No one wins from this, and no one really investigates "it" because it's so "obvious" to people on each end that the problem is due to "bad people" on the other end.
Those are the kinds of situations we study in Systems Dynamics, and in books such as Peter Senge's The Fifth Discipline - where "the system" is actually the problem, but no one understands how that happens, so everyone assumes the breakdowns are due to "idiots" or evil people at "the other end."
That's the challenge for the conflict-resolution crowd - to disentangle all the entrenched blame from a problem that is as subtle as the error in M. C. Esher's Waterfall, and then to find the structural "system" problem actually responsible for the resulting perceptions and behavior.

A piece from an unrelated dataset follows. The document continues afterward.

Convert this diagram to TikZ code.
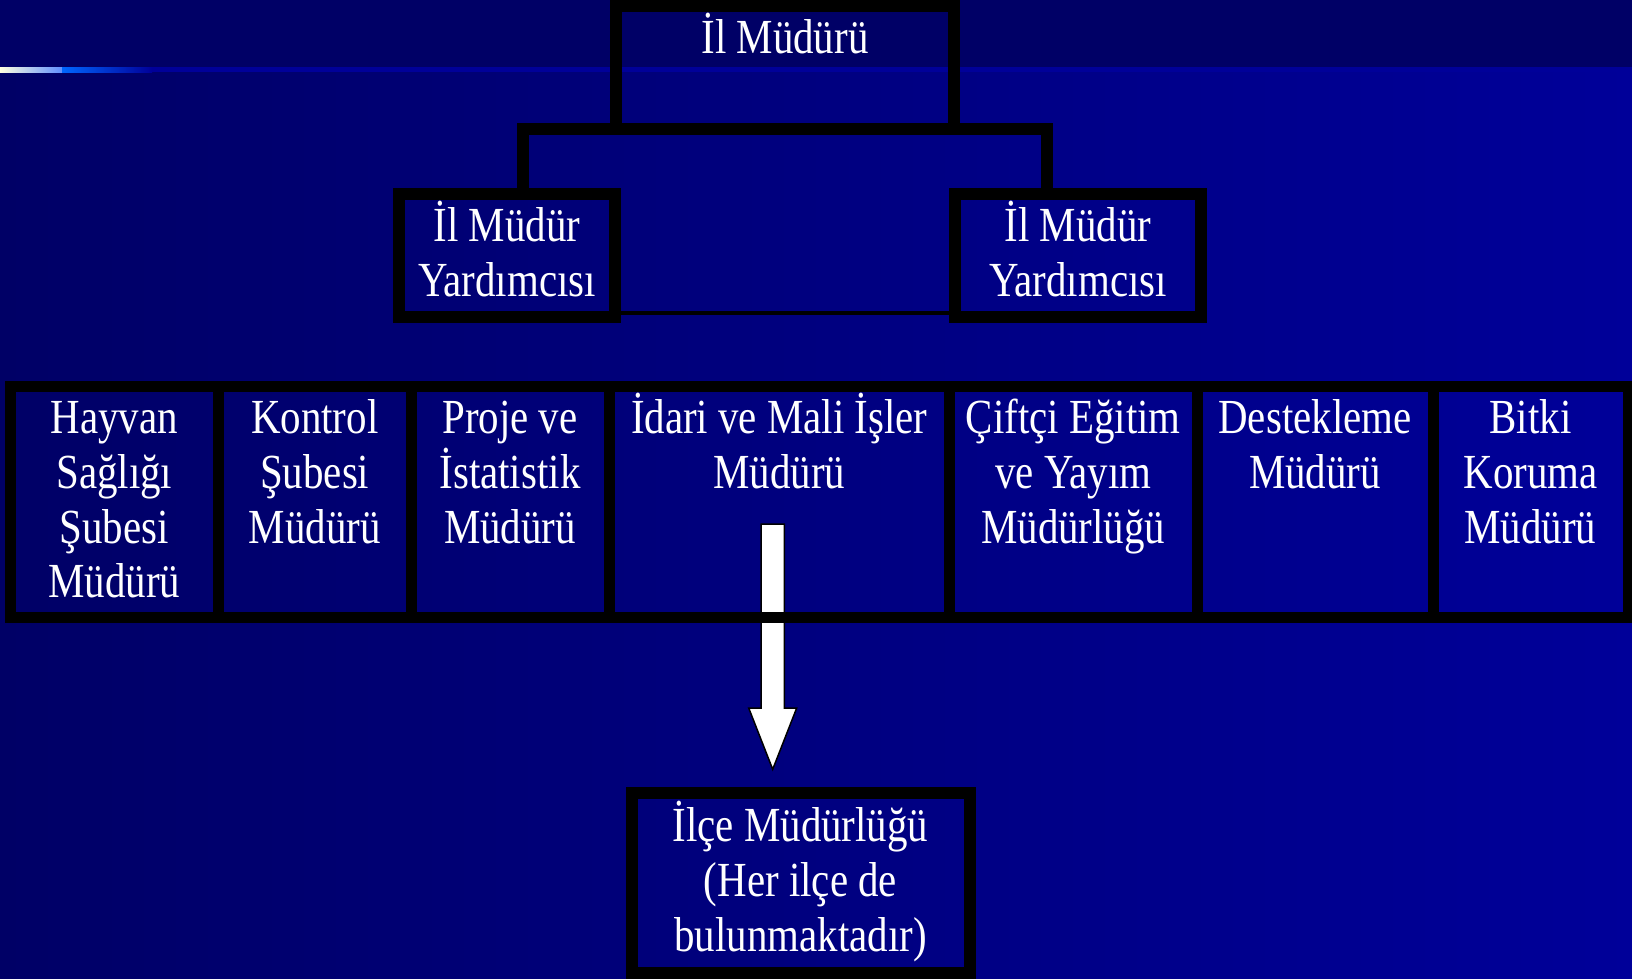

Yes, I think there are "bad people" - but way fewer than we commonly assume. Hybrid scale-dependent vision seems to me the most common culprit in setting the stage for things to go wrong, and then feedback loops close the trap and lock it in place.
Comcast could probably save enough money if they fixed this problem on their end to relieve the pressure that makes them push the first installers so hard that their only choice is to rush and run. There are two "stable states" of the system -- doing a good job and making a decent profit, and doing a terrible job, with everyone unhappy, and making less profit. The problem is that the middle state is worse than either of those, so the system gets hung up on the "less profit" local maximum (the top of the little hill) and can't find its way down and back up to the top of the larger profit hill, because "down is bad" and pressure to make profit is so high.
The challenge is getting people to believe long enough that the "obvious culprits" might be innocent that they can step back and look at what is really going wrong.